According to Mormon historian B.H. Roberts, the term Jack-Mormon came about in the 1840s. He credits Thomas C. Sharp with the term. Sharp was an attorney who, along with a partner, took over as publisher of the Western World newspaper in Warsaw, Illinois in late 1840. They later renamed the paper the Warsaw Signal. Sharp eventually became the sole owner and earned a reputation as a fierce critic of Joseph Smith and the Mormon Church. Roberts states in his Comprehensive History of the Church that it was Sharp

“who coined the phrase ‘Jack-Mormon,’ an opprobrious epithet applied to such non – ‘Mormons’ of Illinois who did not favor the illegal procedure and mob violence of Sharp and his associates against the ‘Mormons’” (2:322).

In the book The Carthage Conspiracy, co-authors Dallin Oaks (a current Mormon apostle) and Marvin Hill (an LDS historian) also attributed Sharp with the phrase.

“Sharp is also credited with coining the term ‘Jack Mormon’ to describe non-Mormons who were friendly to their Mormon neighbors” (p.57).

The exact time and place regarding this term is really not all that important given the fact most agree that its original intent was to describe non LDS members who were sympathetic to members of the LDS Church.

Over the years the definition of a Jack-Mormon has changed dramatically. Mormon historian Leonard Arrington, writing for the “I Have a Question” section of the March 1974 Ensign magazine, stated that “after World War I, the term came to have another meaning. Once anti-Mormon literature and agitation began to disappear, it was no longer possible to refer to all those who were friendly to Mormons as ‘Jack-Mormons.’”
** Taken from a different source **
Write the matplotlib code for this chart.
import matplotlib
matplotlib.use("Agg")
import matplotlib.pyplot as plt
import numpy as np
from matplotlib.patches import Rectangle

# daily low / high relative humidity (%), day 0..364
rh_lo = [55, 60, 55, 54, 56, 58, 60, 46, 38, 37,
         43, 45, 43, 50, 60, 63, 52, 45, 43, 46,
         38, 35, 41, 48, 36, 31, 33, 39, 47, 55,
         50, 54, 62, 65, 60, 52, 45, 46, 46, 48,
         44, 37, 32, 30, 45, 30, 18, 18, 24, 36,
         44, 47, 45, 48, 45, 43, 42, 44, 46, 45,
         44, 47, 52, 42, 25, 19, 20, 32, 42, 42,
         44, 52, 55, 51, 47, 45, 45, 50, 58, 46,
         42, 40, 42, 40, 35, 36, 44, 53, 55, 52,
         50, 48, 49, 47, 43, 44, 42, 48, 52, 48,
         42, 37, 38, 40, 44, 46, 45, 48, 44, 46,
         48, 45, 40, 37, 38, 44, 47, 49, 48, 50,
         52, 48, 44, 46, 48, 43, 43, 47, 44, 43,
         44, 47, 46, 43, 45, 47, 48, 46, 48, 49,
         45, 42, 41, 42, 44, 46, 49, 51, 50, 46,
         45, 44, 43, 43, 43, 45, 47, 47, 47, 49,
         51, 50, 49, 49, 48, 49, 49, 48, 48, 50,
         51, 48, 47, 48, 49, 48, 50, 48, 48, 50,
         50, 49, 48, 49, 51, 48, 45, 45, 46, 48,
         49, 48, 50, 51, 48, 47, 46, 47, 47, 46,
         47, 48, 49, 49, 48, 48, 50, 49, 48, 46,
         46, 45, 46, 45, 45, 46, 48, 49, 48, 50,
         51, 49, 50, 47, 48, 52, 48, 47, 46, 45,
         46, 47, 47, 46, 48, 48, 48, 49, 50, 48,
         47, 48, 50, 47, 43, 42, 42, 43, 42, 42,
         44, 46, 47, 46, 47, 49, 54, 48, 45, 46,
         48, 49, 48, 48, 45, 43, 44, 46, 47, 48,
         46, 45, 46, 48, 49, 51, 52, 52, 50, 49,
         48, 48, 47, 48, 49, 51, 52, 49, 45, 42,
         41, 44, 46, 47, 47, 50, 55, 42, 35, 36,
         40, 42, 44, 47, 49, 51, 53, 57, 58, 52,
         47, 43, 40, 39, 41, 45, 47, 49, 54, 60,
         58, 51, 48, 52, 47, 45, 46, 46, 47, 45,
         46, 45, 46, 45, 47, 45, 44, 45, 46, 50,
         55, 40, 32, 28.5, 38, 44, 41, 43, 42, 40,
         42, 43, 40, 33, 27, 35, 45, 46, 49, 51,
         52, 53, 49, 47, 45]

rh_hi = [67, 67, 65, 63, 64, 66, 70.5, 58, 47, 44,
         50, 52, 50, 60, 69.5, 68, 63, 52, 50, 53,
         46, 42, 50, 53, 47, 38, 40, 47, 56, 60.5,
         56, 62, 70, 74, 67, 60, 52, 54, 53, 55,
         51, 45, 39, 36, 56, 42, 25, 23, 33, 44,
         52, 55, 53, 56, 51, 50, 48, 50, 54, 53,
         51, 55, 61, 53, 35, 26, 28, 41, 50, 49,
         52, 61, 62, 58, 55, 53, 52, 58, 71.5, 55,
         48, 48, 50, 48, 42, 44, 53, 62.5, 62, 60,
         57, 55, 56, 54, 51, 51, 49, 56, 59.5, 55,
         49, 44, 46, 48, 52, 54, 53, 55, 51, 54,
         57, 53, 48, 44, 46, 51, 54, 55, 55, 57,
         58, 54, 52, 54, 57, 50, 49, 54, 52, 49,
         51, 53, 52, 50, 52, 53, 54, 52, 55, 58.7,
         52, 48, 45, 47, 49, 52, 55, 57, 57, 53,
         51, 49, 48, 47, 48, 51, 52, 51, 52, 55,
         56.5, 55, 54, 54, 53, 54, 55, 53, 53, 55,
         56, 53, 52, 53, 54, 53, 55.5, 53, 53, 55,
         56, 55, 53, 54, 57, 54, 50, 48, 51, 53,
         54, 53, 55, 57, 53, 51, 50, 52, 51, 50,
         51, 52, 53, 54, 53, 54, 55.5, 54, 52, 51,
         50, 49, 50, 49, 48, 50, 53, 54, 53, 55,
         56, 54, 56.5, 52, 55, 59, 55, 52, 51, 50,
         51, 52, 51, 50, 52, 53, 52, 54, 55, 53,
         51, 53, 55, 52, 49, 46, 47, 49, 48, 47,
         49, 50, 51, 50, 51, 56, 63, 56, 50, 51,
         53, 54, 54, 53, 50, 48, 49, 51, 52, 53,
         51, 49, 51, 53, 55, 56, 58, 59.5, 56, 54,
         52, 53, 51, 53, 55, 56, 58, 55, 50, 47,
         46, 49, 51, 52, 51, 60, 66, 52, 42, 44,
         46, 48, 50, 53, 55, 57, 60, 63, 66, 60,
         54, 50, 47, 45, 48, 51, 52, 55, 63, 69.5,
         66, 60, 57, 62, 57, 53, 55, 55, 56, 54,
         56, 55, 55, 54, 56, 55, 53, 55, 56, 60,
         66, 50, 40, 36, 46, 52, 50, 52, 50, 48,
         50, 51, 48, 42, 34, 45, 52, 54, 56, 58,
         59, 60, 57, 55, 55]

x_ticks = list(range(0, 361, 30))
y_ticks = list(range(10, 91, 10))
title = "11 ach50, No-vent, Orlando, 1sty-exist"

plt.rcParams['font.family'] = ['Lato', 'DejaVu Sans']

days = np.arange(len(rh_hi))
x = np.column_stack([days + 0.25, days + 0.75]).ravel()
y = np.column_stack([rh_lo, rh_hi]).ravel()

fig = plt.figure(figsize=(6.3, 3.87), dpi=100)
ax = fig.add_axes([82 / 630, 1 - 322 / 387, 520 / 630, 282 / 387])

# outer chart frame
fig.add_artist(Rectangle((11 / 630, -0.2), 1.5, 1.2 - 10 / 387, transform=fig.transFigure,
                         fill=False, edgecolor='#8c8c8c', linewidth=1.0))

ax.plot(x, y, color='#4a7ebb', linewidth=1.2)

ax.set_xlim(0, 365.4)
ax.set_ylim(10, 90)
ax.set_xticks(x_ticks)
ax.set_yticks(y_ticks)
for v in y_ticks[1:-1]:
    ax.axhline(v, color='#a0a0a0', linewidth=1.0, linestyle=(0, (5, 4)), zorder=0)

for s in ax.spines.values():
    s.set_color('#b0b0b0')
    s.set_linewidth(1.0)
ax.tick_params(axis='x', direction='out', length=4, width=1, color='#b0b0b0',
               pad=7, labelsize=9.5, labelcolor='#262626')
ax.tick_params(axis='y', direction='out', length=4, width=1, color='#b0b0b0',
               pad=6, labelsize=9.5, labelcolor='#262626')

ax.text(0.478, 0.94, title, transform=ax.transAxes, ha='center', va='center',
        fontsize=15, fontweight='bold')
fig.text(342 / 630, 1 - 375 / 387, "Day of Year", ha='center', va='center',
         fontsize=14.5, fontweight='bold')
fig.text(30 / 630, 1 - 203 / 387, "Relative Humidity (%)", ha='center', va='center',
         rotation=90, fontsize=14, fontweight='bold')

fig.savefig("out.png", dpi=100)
Leonard went on to state that in the 20th century,

“Latter-day Saints began to use the term in reference to persons who were only nominal members of the Church; that is, members who were not valiant in conforming to Church standards. Just as the early Hancock County ‘Jack-Mormons’ were friendly to the faith but did not feel any compunction to live Church standards, pay tithing, and heed the advice of the Prophet, so there were Latter-day Saints who, although members, consistently violated the standards of the Church. These came to be called ‘Jack-Mormons’” (p.25).